Trees

Trees are a data sctucture composed of nodes and edges that can make the storage and retrieval of information much more efficient. Below is an example of a type of tree, called a binary tree.

What does this have to do with computational geometry? Well, tree data structure find pretty heavy use in computational geometry. They can be used to make searches (for example, a nearest neighbor search) significantly more efficient. In this section, we discuss trees pretty abstractly with the goal of having the reader comfortable with what a tree is and what basic operations are performed with a tree.

Here are some properties of trees:

  • A tree is composed of nodes (circles in the above) and directed edges (lines in the above). A directed edges is an edge that can only be traveled in one direction (i.e. a one way street).
  • The first node in a tree is the root.
  • In a binary tree each node has at most two connected nodes.
  • The depth of a node is the number of edges from the root to the node. So, the depth of node 11 is 3 and the depth of node 5 is one.
  • The height of the tree is the number of edges from the root to the most distant (deepest) node. The tree above has a height of 3.
  • A full binary tree is a tree in which each node has exactly two or zero nodes.
  • A complete binary tree is a binary tree that is completely filled. That is, each node has exactly two children. The final row is an exception and must only be filled from left to right. (Slide 1 has additional examples).

Tree Traversal

From: https://www.cs.cmu.edu/~adamchik/15-121/lectures/Trees/trees.html

A traversal is a process that visits all the nodes in the tree. Since a tree is a nonlinear data structure, there is no unique traversal. We will consider several traversal algorithms with we group in the following two kinds

  • depth-first traversal
  • breadth-first traversal

There are three different types of depth-first traversals:

  • PreOrder traversal - visit the parent first and then left and right children;
  • InOrder traversal - visit the left child, then the parent and the right child;
  • PostOrder traversal - visit left child, then the right child and then the parent;

There is only one kind of breadth-first traversal--the level order traversal. This traversal visits nodes by levels from top to bottom and from left to right. As an example consider the following tree and its four traversals:

  • PreOrder - 8, 5, 9, 7, 1, 12, 2, 4, 11, 3
  • InOrder - 9, 5, 1, 7, 2, 12, 8, 4, 3, 11
  • PostOrder - 9, 1, 2, 12, 7, 5, 3, 11, 4, 8
  • LevelOrder - 8, 5, 4, 9, 7, 11, 1, 12, 3, 2

Searching

More specifically, building and searching in a KD-Tree (a special kind of binary tree). This application is 100% applicable to a GIS. When you ask a nearest neighbor question, 99% of the time, you the underlying functionality is using a KD-Tree.

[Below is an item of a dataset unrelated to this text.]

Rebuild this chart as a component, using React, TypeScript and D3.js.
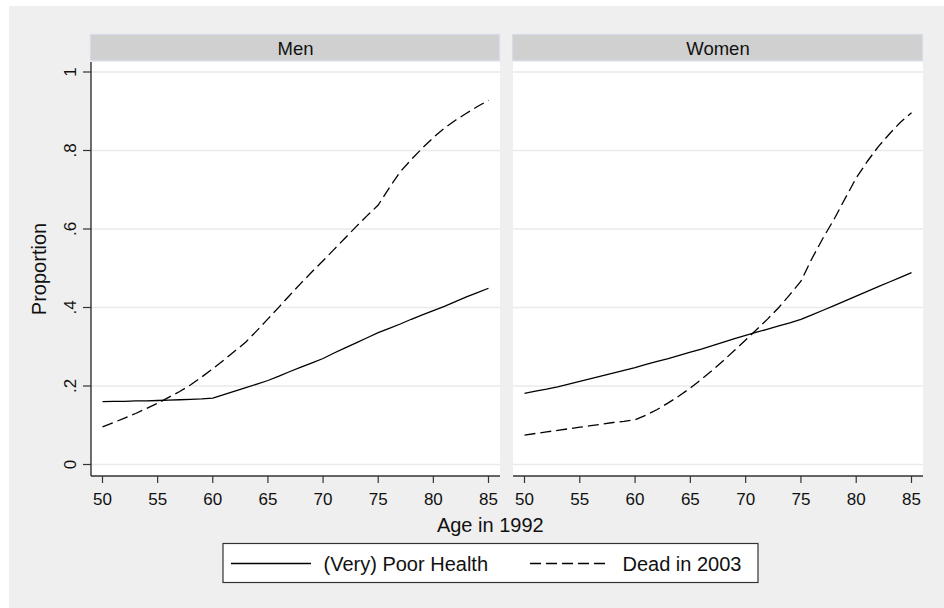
import { useRef, useEffect } from "react";
import * as d3 from "d3";

// ages 50..85, one value per year
const ages = d3.range(50, 86);

const menPoorHealth = [
  0.16, 0.161, 0.161, 0.162, 0.162, 0.163, 0.164, 0.165, 0.166, 0.167, 0.169,
  0.178, 0.187, 0.196, 0.205, 0.214, 0.225, 0.237, 0.248, 0.259, 0.27,
  0.284, 0.297, 0.31, 0.323, 0.336, 0.347, 0.358, 0.37, 0.381, 0.392,
  0.403, 0.415, 0.427, 0.438, 0.449,
];
const menDead = [
  0.096, 0.107, 0.118, 0.13, 0.143, 0.156, 0.171, 0.186, 0.203, 0.223, 0.244,
  0.266, 0.289, 0.312, 0.341, 0.371, 0.401, 0.432, 0.462, 0.491, 0.519,
  0.548, 0.577, 0.606, 0.634, 0.661, 0.705, 0.746, 0.777, 0.806, 0.833,
  0.857, 0.877, 0.895, 0.912, 0.928,
];
const womenPoorHealth = [
  0.181, 0.187, 0.192, 0.198, 0.205, 0.212, 0.219, 0.226, 0.233, 0.24, 0.247,
  0.255, 0.263, 0.27, 0.278, 0.286, 0.294, 0.303, 0.312, 0.321, 0.329,
  0.337, 0.345, 0.353, 0.361, 0.37, 0.381, 0.393, 0.405, 0.417, 0.429,
  0.441, 0.453, 0.465, 0.477, 0.489,
];
const womenDead = [
  0.075, 0.079, 0.083, 0.087, 0.091, 0.095, 0.099, 0.103, 0.107, 0.11, 0.114,
  0.126, 0.14, 0.157, 0.175, 0.195, 0.217, 0.24, 0.265, 0.291, 0.317,
  0.344, 0.371, 0.4, 0.433, 0.467, 0.525, 0.577, 0.625, 0.678, 0.73,
  0.772, 0.81, 0.842, 0.872, 0.896,
];

const panels = ["Men", "Women"];
const xTicks = [50, 55, 60, 65, 70, 75, 80, 85];
const yTicks = [0, 0.2, 0.4, 0.6, 0.8, 1];
const yTickLabels = ["0", ".2", ".4", ".6", ".8", "1"];
const seriesNames = ["(Very) Poor Health", "Dead in 2003"];

const W = 944;
const H = 608;
const FONT = "'Liberation Sans', Arial, sans-serif";

export default function App() {
  const svgRef = useRef<SVGSVGElement>(null);

  useEffect(() => {
    if (!svgRef.current) return;
    const svg = d3.select(svgRef.current);
    svg.selectAll("*").remove();

    // outer background
    svg.append("rect").attr("width", W).attr("height", H).attr("fill", "#ffffff");
    svg
      .append("rect")
      .attr("x", 9)
      .attr("y", 6)
      .attr("width", W - 9)
      .attr("height", H - 6)
      .attr("fill", "#efefef");

    const plotTop = 62;
    const plotBottom = 476;
    const y = d3.scaleLinear().domain([0, 1]).range([464.5, 72]);

    const panelX = [
      [91, 500],
      [513, 923],
    ];
    const pad = 11.5;
    const data = [
      [menPoorHealth, menDead],
      [womenPoorHealth, womenDead],
    ];

    panels.forEach((name, p) => {
      const [x0, x1] = panelX[p];
      const x = d3.scaleLinear().domain([50, 85]).range([x0 + pad, x1 - pad]);
      const g = svg.append("g");

      // header strip
      g.append("rect")
        .attr("x", x0 - 0.5)
        .attr("y", 34.5)
        .attr("width", x1 - x0)
        .attr("height", 26)
        .attr("fill", "#d0d0d0")
        .attr("stroke", "#d8dcea")
        .attr("stroke-width", 1.2);
      g.append("text")
        .attr("x", (x0 + x1) / 2)
        .attr("y", 54.5)
        .attr("text-anchor", "middle")
        .attr("font-family", FONT)
        .attr("font-size", 18.5)
        .attr("fill", "#111")
        .text(name);

      // plot area
      g.append("rect")
        .attr("x", x0)
        .attr("y", plotTop)
        .attr("width", x1 - x0)
        .attr("height", plotBottom - plotTop)
        .attr("fill", "#ffffff");

      // grid
      g.selectAll(".grid")
        .data(yTicks)
        .join("line")
        .attr("x1", x0)
        .attr("x2", x1)
        .attr("y1", (d) => y(d))
        .attr("y2", (d) => y(d))
        .attr("stroke", "#eaeaea")
        .attr("stroke-width", 1.5);

      // lines
      const line = d3
        .line<number>()
        .x((_, i) => x(ages[i]))
        .y((d) => y(d));
      data[p].forEach((vals, s) => {
        g.append("path")
          .datum(vals)
          .attr("d", line)
          .attr("fill", "none")
          .attr("stroke", "#000")
          .attr("stroke-width", 1.3)
          .attr("stroke-dasharray", s === 1 ? "11 5" : null);
      });

      // x axis
      g.append("line")
        .attr("x1", x0)
        .attr("x2", x1)
        .attr("y1", plotBottom)
        .attr("y2", plotBottom)
        .attr("stroke", "#333")
        .attr("stroke-width", 1.4);
      xTicks.forEach((t) => {
        g.append("line")
          .attr("x1", x(t))
          .attr("x2", x(t))
          .attr("y1", plotBottom)
          .attr("y2", plotBottom + 7)
          .attr("stroke", "#333")
          .attr("stroke-width", 1.2);
        g.append("text")
          .attr("x", x(t))
          .attr("y", 505)
          .attr("text-anchor", "middle")
          .attr("font-family", FONT)
          .attr("font-size", 17)
          .attr("fill", "#111")
          .text(t);
      });

      // y axis only on first panel
      if (p === 0) {
        g.append("line")
          .attr("x1", x0)
          .attr("x2", x0)
          .attr("y1", plotTop)
          .attr("y2", plotBottom)
          .attr("stroke", "#333")
          .attr("stroke-width", 1.4);
        yTicks.forEach((t, i) => {
          g.append("line")
            .attr("x1", x0 - 8)
            .attr("x2", x0)
            .attr("y1", y(t))
            .attr("y2", y(t))
            .attr("stroke", "#333")
            .attr("stroke-width", 1.2);
          g.append("text")
            .attr("transform", `translate(76,${y(t)}) rotate(-90)`)
            .attr("text-anchor", "middle")
            .attr("font-family", FONT)
            .attr("font-size", 17)
            .attr("fill", "#111")
            .text(yTickLabels[i]);
        });
      }
    });

    // axis titles
    svg
      .append("text")
      .attr("transform", `translate(46,269) rotate(-90)`)
      .attr("text-anchor", "middle")
      .attr("font-family", FONT)
      .attr("font-size", 20)
      .attr("fill", "#111")
      .text("Proportion");
    svg
      .append("text")
      .attr("x", 490.3)
      .attr("y", 531.5)
      .attr("text-anchor", "middle")
      .attr("font-family", FONT)
      .attr("font-size", 20)
      .attr("fill", "#111")
      .text("Age in 1992");

    // legend
    const lg = svg.append("g");
    lg.append("rect")
      .attr("x", 223)
      .attr("y", 543.5)
      .attr("width", 535)
      .attr("height", 39)
      .attr("fill", "#ffffff")
      .attr("stroke", "#333")
      .attr("stroke-width", 1.2);
    const legendX = [231, 530];
    seriesNames.forEach((nm, s) => {
      lg.append("line")
        .attr("x1", legendX[s])
        .attr("x2", legendX[s] + 80)
        .attr("y1", 563.5)
        .attr("y2", 563.5)
        .attr("stroke", "#000")
        .attr("stroke-width", 1.3)
        .attr("stroke-dasharray", s === 1 ? "11 5" : null);
      lg.append("text")
        .attr("x", legendX[s] + 92.5)
        .attr("y", 571)
        .attr("font-family", FONT)
        .attr("font-size", 20)
        .attr("fill", "#111")
        .text(nm);
    });
  }, []);

  return (
    <div style={{ position: "fixed", left: 0, top: 0, width: W, height: H }}>
      <svg ref={svgRef} width={W} height={H} style={{ display: "block" }} />
    </div>
  );
}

Image from: https://www.cs.umd.edu/class/spring2008/cmsc420/L19.kd-trees.pdf

Here we have two different data structures, a point data set (on the left) and a corresponding kd-tree (on the right). The point data set has the coordinates illustrated, as well as vertical and horizontal lines. These lines are partitioning lines that define membership in the kd-tree. The root node(30,40), was selected because it is roughly in the middle of the data set. The vertical line indicates that the x-value was selected for partitioning. The next two selected nodes were (5,25) and (70,70). These two points vertically partitioned the space to the left and right, respectively, of point (30,40). The 2d space is recursively partitioned, with children identified for each new level until all points are invluded in the kd-tree. So, the tree is created by slicing the space into smaller and smaller pieces. Why would we want to do this?

We know that binary trees can be search very quickly and that the brute force point comparison is as inefficient as the previsouly described brute force line comparison (O(n2)O(n^{2})). In the worst case, to find the nearest neighbor, we might need to search the entire tree. In practice, this is very (very, very, ....) rare. Stepping through the nearest neighbor search algorithm is a great idea (for a programming course) and not something that I want to include here. What the take aways should be are:

  • trees are efficient models for storing and searching for information.
  • trees have a set of properties that can be used to describe them
  • trees have immediate applicability to problems solved within a GIS, such as nearest neighbor search
  • additional complexity in the formulation of problems to use trees is offset by the above mention efficiency.